Vers 7: Dass ein Gott seinem Volk besonders nahe ist, verkünden im Alten Orient viele Völker. Inwiefern Israel in seiner Umwelt hervorsticht, erklärt dieser Vers nicht – eine erste Anwort geben Deuteronomium 4,33-34: „Hat je ein Volk mitten aus dem Feuer die donnernde Stimme eines Gottes reden gehört, wie du sie gehört hast, und ist am Leben geblieben? Oder hat je ein Gott es ebenso versucht, zu einer Nation zu kommen und sie sich mitten aus einer anderen herauszuholen unter Prüfungen, unter Zeichen, Wundern und Krieg, mit starker Hand und hoch erhobenem Arm und unter großen Schrecken, wie alles, was der HERR, euer Gott, in Ägypten mit euch getan hat, vor deinen Augen?“. Und eine zweite Antwort gibt Deuteronomium 30,14: „Nein, das Wort [des Gesetzes] ist ganz nah bei dir, es ist in deinem Mund und in deinem Herzen, du kannst es halten.“ Die besondere Nähe Gottes zu seinem Volk erklärt sich durch das Gesetz – siehe Vers 8.

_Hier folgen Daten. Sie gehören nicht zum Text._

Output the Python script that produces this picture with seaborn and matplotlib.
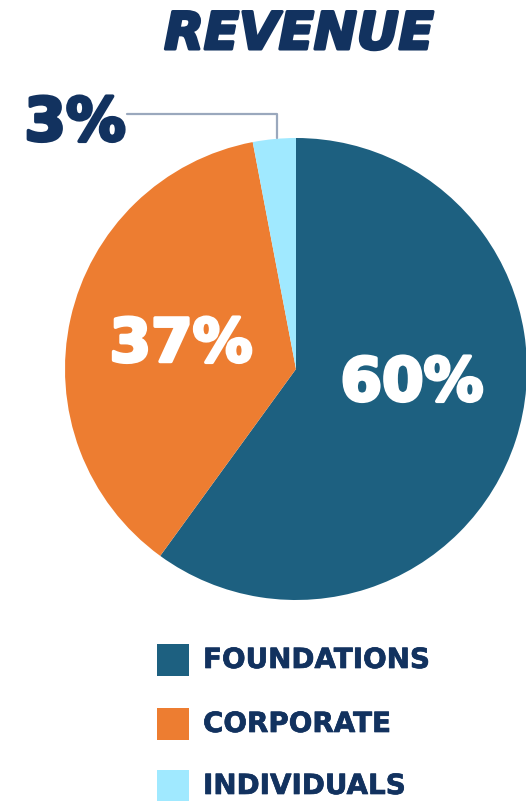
import matplotlib
matplotlib.use("Agg")
import matplotlib.pyplot as plt
from matplotlib.patches import Rectangle
import matplotlib.patheffects as pe
import seaborn as sns

categories = ["FOUNDATIONS", "CORPORATE", "INDIVIDUALS"]
values = [60, 37, 3]
labels = ["60%", "37%", "3%"]
colors = ["#1D6080", "#ED7D31", "#A0E9FF"]
title = "REVENUE"
navy = "#12325F"

sns.set_theme(style="white")
plt.rcParams['font.family'] = ['DejaVu Sans']

W, H = 526, 801
fig = plt.figure(figsize=(W / 100, H / 100), dpi=100)
fig.patch.set_facecolor("white")

cx, cy, R = 296, 369, 231
ax = fig.add_axes([(cx - R) / W, (H - cy - R) / H, 2 * R / W, 2 * R / H])
wedges, _ = ax.pie(values, colors=colors, startangle=90, counterclock=False,
                   radius=1, wedgeprops=dict(linewidth=0))
for w in wedges:
    w.set_clip_on(False)
ax.set_xlim(-1, 1)
ax.set_ylim(-1, 1)
ax.set_aspect("equal")
ax.axis("off")

def d(px, py):
    return ((px - cx) / R, (cy - py) / R)

def thick(c, lw):
    return [pe.withStroke(linewidth=lw, foreground=c)]

fs_big = 43
ax.text(*d(412, 384), labels[0], color="white", fontsize=fs_big, fontweight="bold",
        ha="center", va="center", path_effects=thick("white", 2.5))
ax.text(*d(181, 345), labels[1], color="white", fontsize=fs_big, fontweight="bold",
        ha="center", va="center", path_effects=thick("white", 2.5))
ax.text(*d(75, 124), labels[2], color=navy, fontsize=fs_big, fontweight="bold",
        ha="center", va="center", clip_on=False, path_effects=thick(navy, 2.5))

# leader line
xs = [d(127, 114)[0], d(277, 114)[0], d(277, 138)[0]]
ys = [d(127, 114)[1], d(277, 114)[1], d(277, 138)[1]]
ax.plot(xs, ys, color="#9AA8BD", linewidth=1.6, clip_on=False)

fig.text(299 / W, 1 - 35 / H, title, color=navy, fontsize=37, fontweight="bold",
         fontstyle="italic", ha="center", va="center", path_effects=thick(navy, 2.2))

# legend
leg_y = [660, 724, 786]
for lab, col, y in zip(categories, colors, leg_y):
    fig.add_artist(Rectangle((157 / W, 1 - (y + 16) / H), 32 / W, 32 / H,
                             transform=fig.transFigure, facecolor=col, edgecolor="none"))
    fig.text(203 / W, 1 - y / H, lab, color=navy, fontsize=20, fontweight="bold",
             ha="left", va="center", path_effects=thick(navy, 0.5))

fig.savefig("out.png", dpi=100, facecolor="white")
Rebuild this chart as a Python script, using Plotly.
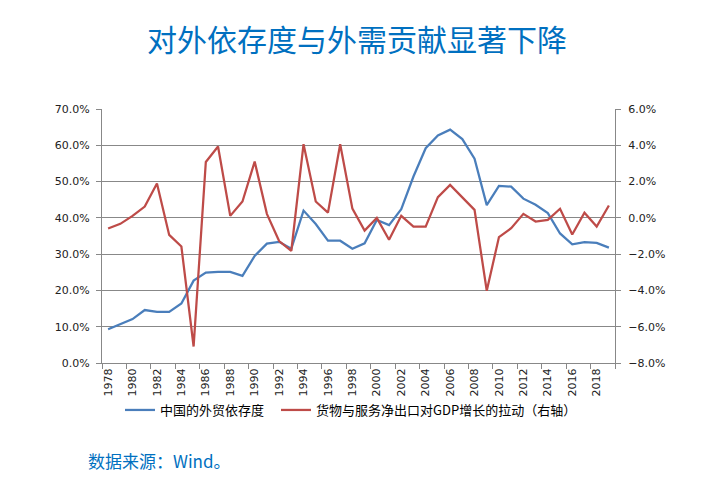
import plotly.graph_objects as go

years = list(range(1978, 2020))
trade_dependence = [9.3, 10.8, 12.1, 14.6, 14.1, 14.1, 16.4, 22.7, 24.9, 25.1,
                    25.1, 24.0, 29.5, 32.9, 33.4, 31.5, 42.0, 38.3, 33.7, 33.7,
                    31.5, 33.0, 39.4, 38.0, 42.4, 51.4, 59.2, 62.7, 64.3, 61.7,
                    56.3, 43.5, 48.8, 48.6, 45.3, 43.6, 41.3, 35.7, 32.7, 33.3,
                    33.1, 31.8]
net_export_pull = [-0.59, -0.33, 0.11, 0.62, 1.89, -0.94, -1.58, -7.09, 3.08, 3.93,
                   0.11, 0.90, 3.10, 0.22, -1.28, -1.82, 4.06, 0.90, 0.29, 4.06,
                   0.51, -0.70, 0.00, -1.21, 0.11, -0.48, -0.48, 1.14, 1.82, 1.12,
                   0.44, -4.02, -1.06, -0.57, 0.22, -0.20, -0.11, 0.50, -0.92, 0.28,
                   -0.48, 0.68]
year_ticks = years[::2]
left_ticks = [0.0, 0.1, 0.2, 0.3, 0.4, 0.5, 0.6, 0.7]
right_ticks = [-0.08, -0.06, -0.04, -0.02, 0.0, 0.02, 0.04, 0.06]

title_text = "对外依存度与外需贡献显著下降"
name_blue = "中国的外贸依存度"
name_red = "货物与服务净出口对GDP增长的拉动（右轴）"
source_text = "数据来源：Wind。"

cjk = "Noto Sans CJK SC"
num_font = "DejaVu Sans"
grid_col = "#888888"
blue = "#4A7EBB"
red = "#BE4B48"
title_blue = "#0070C0"

# page has an 8px body margin, so the figure is offset by 8px
W, H = 701, 475
L, R, T, B = 94, 94, 101, 120
plot_w = W - L - R
plot_h = H - T - B


def px(page_x):
    return (page_x - 8 - L) / plot_w


def py(page_y):
    return (H - B - (page_y - 8)) / plot_h


fig = go.Figure()
fig.add_trace(go.Scatter(x=years, y=[v / 100 for v in trade_dependence], mode="lines",
                         name=name_blue, line=dict(color=blue, width=2.25), yaxis="y",
                         legend="legend"))
fig.add_trace(go.Scatter(x=years, y=[v / 100 for v in net_export_pull], mode="lines",
                         name=name_red, line=dict(color=red, width=2.25), yaxis="y2",
                         legend="legend2"))

legend_common = dict(orientation="h", yanchor="middle", xanchor="left",
                     font=dict(family=cjk, size=13, color="#000000"),
                     bgcolor="rgba(0,0,0,0)")

fig.update_layout(
    width=W, height=H,
    margin=dict(l=L, r=R, t=T, b=B),
    paper_bgcolor="white", plot_bgcolor="white",
    title=dict(text=title_text, x=px(357), xref="paper", y=1 - (40 - 8) / H, yref="container",
               yanchor="middle", xanchor="center",
               font=dict(family=cjk, size=30, color=title_blue)),
    xaxis=dict(range=[1977.5, 2019.5], tickvals=year_ticks, ticktext=[str(y) for y in year_ticks],
               tickangle=-90, ticks="", showgrid=False, zeroline=False,
               showline=True, linecolor=grid_col, linewidth=1,
               tickfont=dict(family=num_font, size=11, color="#222222"),
               minor=dict(tick0=1977.5, dtick=2, ticks="outside", ticklen=5,
                          tickcolor=grid_col, showgrid=False)),
    yaxis=dict(range=[0, 0.7], tickvals=left_ticks, tickformat=".1%",
               showgrid=True, gridcolor=grid_col, gridwidth=1, zeroline=False,
               showline=True, linecolor=grid_col, linewidth=1,
               ticks="outside", ticklen=5, tickcolor=grid_col, ticklabelstandoff=4,
               tickfont=dict(family=num_font, size=11, color="#222222")),
    yaxis2=dict(range=[-0.08, 0.06], tickvals=right_ticks, tickformat=".1%",
                overlaying="y", side="right", showgrid=False, zeroline=False,
                showline=True, linecolor=grid_col, linewidth=1,
                ticks="outside", ticklen=5, tickcolor=grid_col, ticklabelstandoff=5,
                tickfont=dict(family=num_font, size=11, color="#222222")),
    legend=dict(x=px(120), y=py(410), **legend_common),
    legend2=dict(x=px(276), y=py(410), **legend_common),
    showlegend=True,
    hovermode=False,
)

fig.add_annotation(text=source_text, xref="paper", yref="paper",
                   x=px(86), y=py(460), xanchor="left", yanchor="middle",
                   showarrow=False, font=dict(family=cjk, size=17, color=title_blue))

fig.write_html("out.html")
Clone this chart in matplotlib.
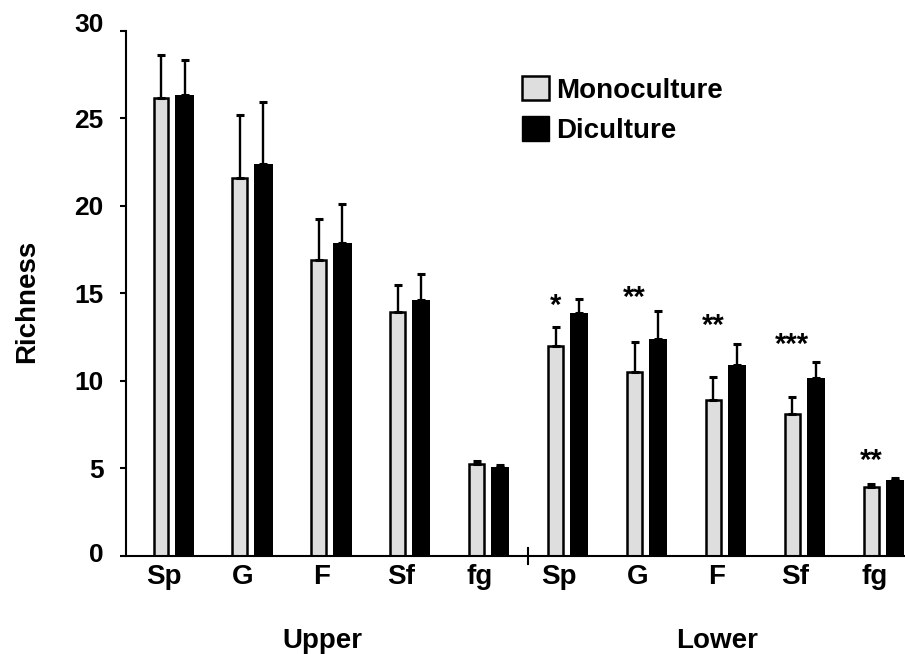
import matplotlib
matplotlib.use("Agg")
import matplotlib.pyplot as plt
from matplotlib.patches import Patch
from matplotlib.transforms import ScaledTranslation, blended_transform_factory
import numpy as np

plt.rcParams["font.family"] = ["Liberation Sans", "DejaVu Sans"]
plt.rcParams["font.weight"] = "bold"

# Richness per trait level, upper and lower layers
categories = ["Sp", "G", "F", "Sf", "fg", "Sp", "G", "F", "Sf", "fg"]
layers = ["Upper", "Lower"]
mono = [26.16, 21.59, 16.90, 13.92, 5.25, 11.98, 10.51, 8.93, 8.09, 3.92]
mono_err = [2.47, 3.60, 2.37, 1.54, 0.16, 1.12, 1.71, 1.28, 0.97, 0.19]
di = [26.35, 22.41, 17.86, 14.60, 5.08, 13.88, 12.38, 10.93, 10.18, 4.36]
di_err = [2.00, 3.50, 2.26, 1.49, 0.14, 0.82, 1.63, 1.20, 0.90, 0.11]
stars = ["", "", "", "", "", "*", "**", "**", "***", "**"]
star_y = [0, 0, 0, 0, 0, 13.85, 14.29, 12.66, 11.58, 4.95]
yticks = [0, 5, 10, 15, 20, 25, 30]

fig = plt.figure(figsize=(9.05, 6.54), dpi=100)
ax = fig.add_axes([126 / 905, 98 / 654, 779 / 905, 525.3 / 654])

x = np.arange(len(categories))
offset = 0.298
mono_color = "#dedede"

ax.bar(x, mono, width=0.19, color=mono_color, edgecolor="black",
       linewidth=1.8, zorder=2)
ax.bar(x + offset, di, width=0.232, color="black", edgecolor="black",
       linewidth=0, zorder=2)

zeros = np.zeros(len(x))
ax.errorbar(x, mono, yerr=[zeros, mono_err], fmt="none", ecolor="black",
            elinewidth=1.7, capsize=2.8, capthick=2.2, zorder=3)
ax.errorbar(x + offset, di, yerr=[zeros, di_err], fmt="none", ecolor="black",
            elinewidth=1.7, capsize=2.8, capthick=2.2, zorder=3)

for xi, s, sy in zip(x, stars, star_y):
    if s:
        ax.text(xi, sy, s, ha="center", va="baseline", fontsize=21,
                fontweight="bold")

ax.set_xlim(-0.4435, 9.427)
ax.set_ylim(0, 30)

ax.spines["top"].set_visible(False)
ax.spines["right"].set_visible(False)
ax.spines["left"].set_linewidth(1.5)
ax.spines["bottom"].set_linewidth(1.5)

ax.set_yticks(yticks)
ax.set_yticklabels([str(t) for t in yticks])
ax.tick_params(axis="y", direction="out", length=4, width=1.5, pad=12,
               labelsize=19)
# end labels sit slightly above their ticks
labels = ax.get_yticklabels()
for lab, up in ((labels[0], 3), (labels[-1], 8)):
    lab.set_transform(lab.get_transform()
                      + ScaledTranslation(0, up / 100, fig.dpi_scale_trans))

ax.set_xticks(x + 0.04)
ax.set_xticklabels(categories)
ax.tick_params(axis="x", length=0, pad=6, labelsize=20)

# separator between the two layers
ax.plot([4.646, 4.646], [-0.46, 0.46], color="black", lw=1.5,
        clip_on=False, zorder=4)

trans = blended_transform_factory(ax.transData, fig.transFigure)
for name, gx in zip(layers, [2.05, 7.045]):
    ax.text(gx, 6 / 654, name, transform=trans, ha="center", va="baseline",
            fontsize=20, fontweight="bold")

fig.text(27 / 905, 1 - 301 / 654, "Richness", rotation=90, ha="center",
         va="center", fontsize=20, fontweight="bold")

handles = [Patch(facecolor=mono_color, edgecolor="black", linewidth=1.8,
                 label="Monoculture"),
           Patch(facecolor="black", edgecolor="black", label="Diculture")]
fig.legend(handles=handles, loc="upper left",
           bbox_to_anchor=(522 / 905, 1 - 76 / 654), frameon=False,
           handlelength=0.97, handleheight=0.97,
           handletextpad=0.25, labelspacing=0.45, borderpad=0,
           borderaxespad=0, prop={"weight": "bold", "size": 20})

fig.savefig("out.png", dpi=100)
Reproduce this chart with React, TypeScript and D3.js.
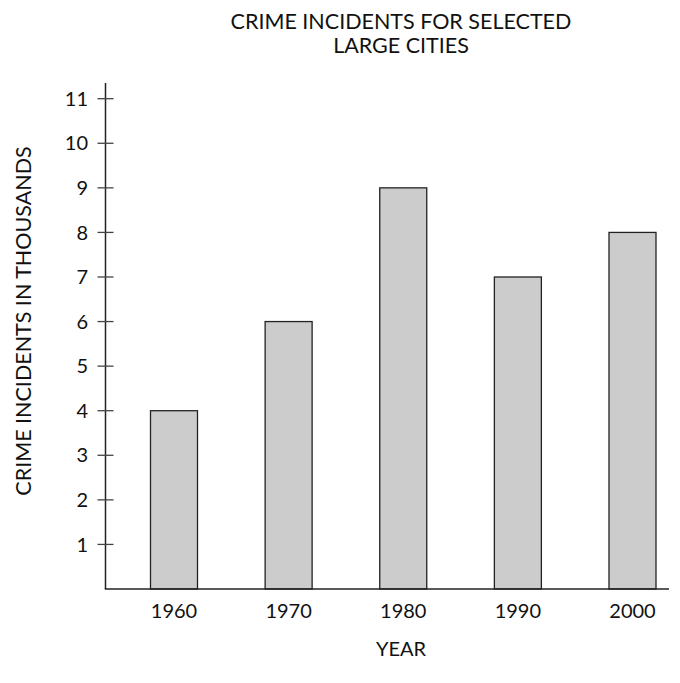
import React from "react";
import * as d3 from "d3";

const years = ["1960", "1970", "1980", "1990", "2000"];
const incidents = [4, 6, 9, 7, 8];
const yTicks = [1, 2, 3, 4, 5, 6, 7, 8, 9, 10, 11];
const titleLines = ["CRIME INCIDENTS FOR SELECTED", "LARGE CITIES"];
const yLabel = "CRIME INCIDENTS IN THOUSANDS";
const xLabel = "YEAR";

const W = 680;
const H = 683;
const FONT = "Lato, 'Open Sans', sans-serif";

export default function App() {
  const axisX = 105.5;
  const baseY = 589;
  const x = d3.scalePoint<string>().domain(years).range([174, 632.5]).padding(0);
  const y = d3.scaleLinear().domain([0, 11]).range([baseY, 98.7]);
  const barW = 47;

  return (
    <svg
      width={W}
      height={H}
      style={{ position: "absolute", left: 0, top: 0, background: "#fff" }}
      fontFamily={FONT}
    >
      {/* title */}
      <text x={401} y={29} textAnchor="middle" fontSize={21.5} fill="#111">
        {titleLines[0]}
      </text>
      <text x={401} y={53} textAnchor="middle" fontSize={21.5} fill="#111">
        {titleLines[1]}
      </text>

      {/* bars */}
      {years.map((yr, i) => (
        <rect
          key={yr}
          x={(x(yr) as number) - barW / 2}
          y={y(incidents[i])}
          width={barW}
          height={baseY - y(incidents[i])}
          fill="#cccccc"
          stroke="#222"
          strokeWidth={1.3}
        />
      ))}

      {/* y axis */}
      <line x1={axisX} x2={axisX} y1={83} y2={baseY} stroke="#222" strokeWidth={1.5} />
      {yTicks.map((t) => (
        <g key={t}>
          <line x1={axisX - 8} x2={axisX + 8} y1={y(t)} y2={y(t)} stroke="#444" strokeWidth={1.3} />
          <text x={88} y={y(t)} dy="0.36em" textAnchor="end" fontSize={20} fill="#111">
            {t}
          </text>
        </g>
      ))}

      {/* x axis */}
      <line x1={axisX - 0.75} x2={669} y1={baseY} y2={baseY} stroke="#222" strokeWidth={1.5} />
      {years.map((yr) => (
        <text key={yr} x={x(yr) as number} y={618} textAnchor="middle" fontSize={20} fill="#111">
          {yr}
        </text>
      ))}

      {/* axis labels */}
      <text
        transform={`translate(31,321) rotate(-90)`}
        textAnchor="middle"
        fontSize={21.5}
        fill="#111"
      >
        {yLabel}
      </text>
      <text x={401} y={656} textAnchor="middle" fontSize={20} fill="#111">
        {xLabel}
      </text>
    </svg>
  );
}
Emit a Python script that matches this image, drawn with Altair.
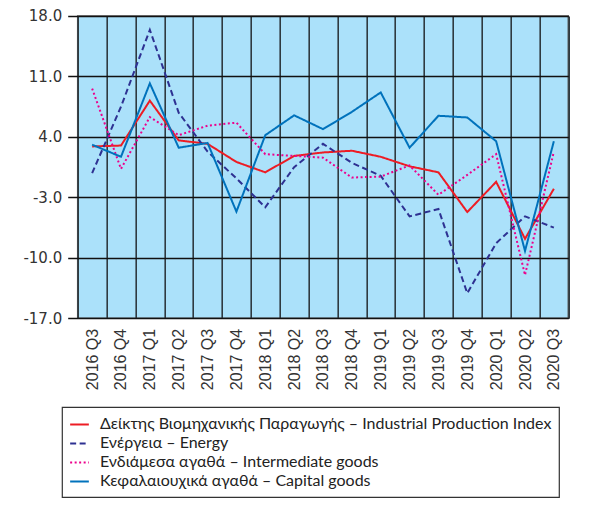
import altair as alt
import pandas as pd

quarters = ["2016 Q3", "2016 Q4", "2017 Q1", "2017 Q2", "2017 Q3", "2017 Q4",
            "2018 Q1", "2018 Q2", "2018 Q3", "2018 Q4", "2019 Q1", "2019 Q2",
            "2019 Q3", "2019 Q4", "2020 Q1", "2020 Q2", "2020 Q3"]

series = ["Δείκτης Βιομηχανικής Παραγωγής – Industrial Production Index",
          "Ενέργεια – Energy",
          "Ενδιάμεσα αγαθά – Intermediate goods",
          "Κεφαλαιουχικά αγαθά – Capital goods"]

ipi = [2.9, 3.0, 8.2, 3.6, 3.2, 1.1, -0.1, 1.8, 2.2, 2.4, 1.7, 0.6, -0.1, -4.7, -1.2, -7.8, -2.0]
energy = [-0.2, 7.5, 16.4, 6.8, 2.3, -0.8, -4.15, 0.5, 3.2, 1.0, -0.5, -5.2, -4.35, -14.1, -8.3, -5.2, -6.5]
intermediate = [9.6, 0.3, 6.3, 4.2, 5.3, 5.65, 2.0, 1.8, 1.6, -0.7, -0.6, 0.7, -2.7, -0.4, 2.0, -12.0, 2.3]
capital = [3.1, 1.7, 10.2, 2.75, 3.3, -4.65, 4.2, 6.5, 4.9, 6.9, 9.15, 2.75, 6.45, 6.25, 3.5, -9.2, 3.5]

y_ticks = [-17, -10, -3, 4, 11, 18]
colors = ["#ed1c24", "#2e3192", "#ec008c", "#0072bc"]
dashes = [[1, 0], [6, 3.5], [2, 2.5], [1, 0]]

rows = []
for name, vals in zip(series, [ipi, energy, intermediate, capital]):
    for q, v in zip(quarters, vals):
        rows.append({"quarter": q, "value": v, "series": name})
df = pd.DataFrame(rows)

legend = alt.Legend(
    title=None, orient="none", legendX=-15.7, legendY=391,
    padding=7, strokeColor="#333", fillColor="#ffffff",
    symbolType="stroke", symbolSize=350, symbolStrokeWidth=2,
    labelFont="Lato", labelFontSize=16, labelColor="#222",
    labelLimit=0, rowPadding=0, labelOffset=10,
)

chart = alt.Chart(df).mark_line(strokeWidth=2).encode(
    x=alt.X("quarter:N", sort=quarters,
            scale=alt.Scale(type="band", domain=quarters, paddingInner=0, paddingOuter=0),
            axis=alt.Axis(title=None, labelAngle=270, tickBand="extent", grid=True,
                          gridColor="#2f3a40", gridWidth=1.6, ticks=False, domain=False,
                          labelFont="Liberation Sans", labelFontSize=16, labelColor="#333",
                          labelPadding=10)),
    y=alt.Y("value:Q", scale=alt.Scale(domain=[-17, 18], nice=False, zero=False),
            axis=alt.Axis(values=y_ticks, title=None, grid=True,
                          labelExpr="replace(format(datum.value, '.1f'), '\u2212', '-')",
                          gridColor="#111", gridWidth=1.5, tickColor="#111", tickWidth=1.5,
                          tickSize=10, domain=False, labelFont="DejaVu Sans",
                          labelFontSize=15, labelColor="#333", labelPadding=6)),
    color=alt.Color("series:N", sort=series,
                    scale=alt.Scale(domain=series, range=colors), legend=legend),
    strokeDash=alt.StrokeDash("series:N", sort=series,
                              scale=alt.Scale(domain=series, range=dashes), legend=legend),
    order=alt.Order("series:N"),
).properties(
    width=490.6, height=302.3,
    autosize=alt.AutoSizeParams(type="none"),
    padding={"left": 69.7, "top": 8, "right": 10, "bottom": 190},
).configure_view(
    fill="#abe1fa", stroke="#555", strokeWidth=1.5
).configure_legend(
    strokeWidth=1.2
)

chart.save("out.html", embed_options={"renderer": "svg", "actions": False})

Vers 8: Auch der babylonische König Hammurapi beansprucht auf seiner Gesetzesstele „gerechte Rechtssprüche“ zu bieten, die auf göttliche Quelle zurückzuführen sind. Doch hierzu setzt das Buch Deuteronomium einen bewussten Kontrast. Kein König, sondern Mose verkündet und lehrt das Gesetz des Gottes Israels, dass dieser selbst offenbart hat. Nicht nur die Gerechtigkeit, sondern die Gesetze selbst wurzeln im israelitischen Verständnis direkt in Gott.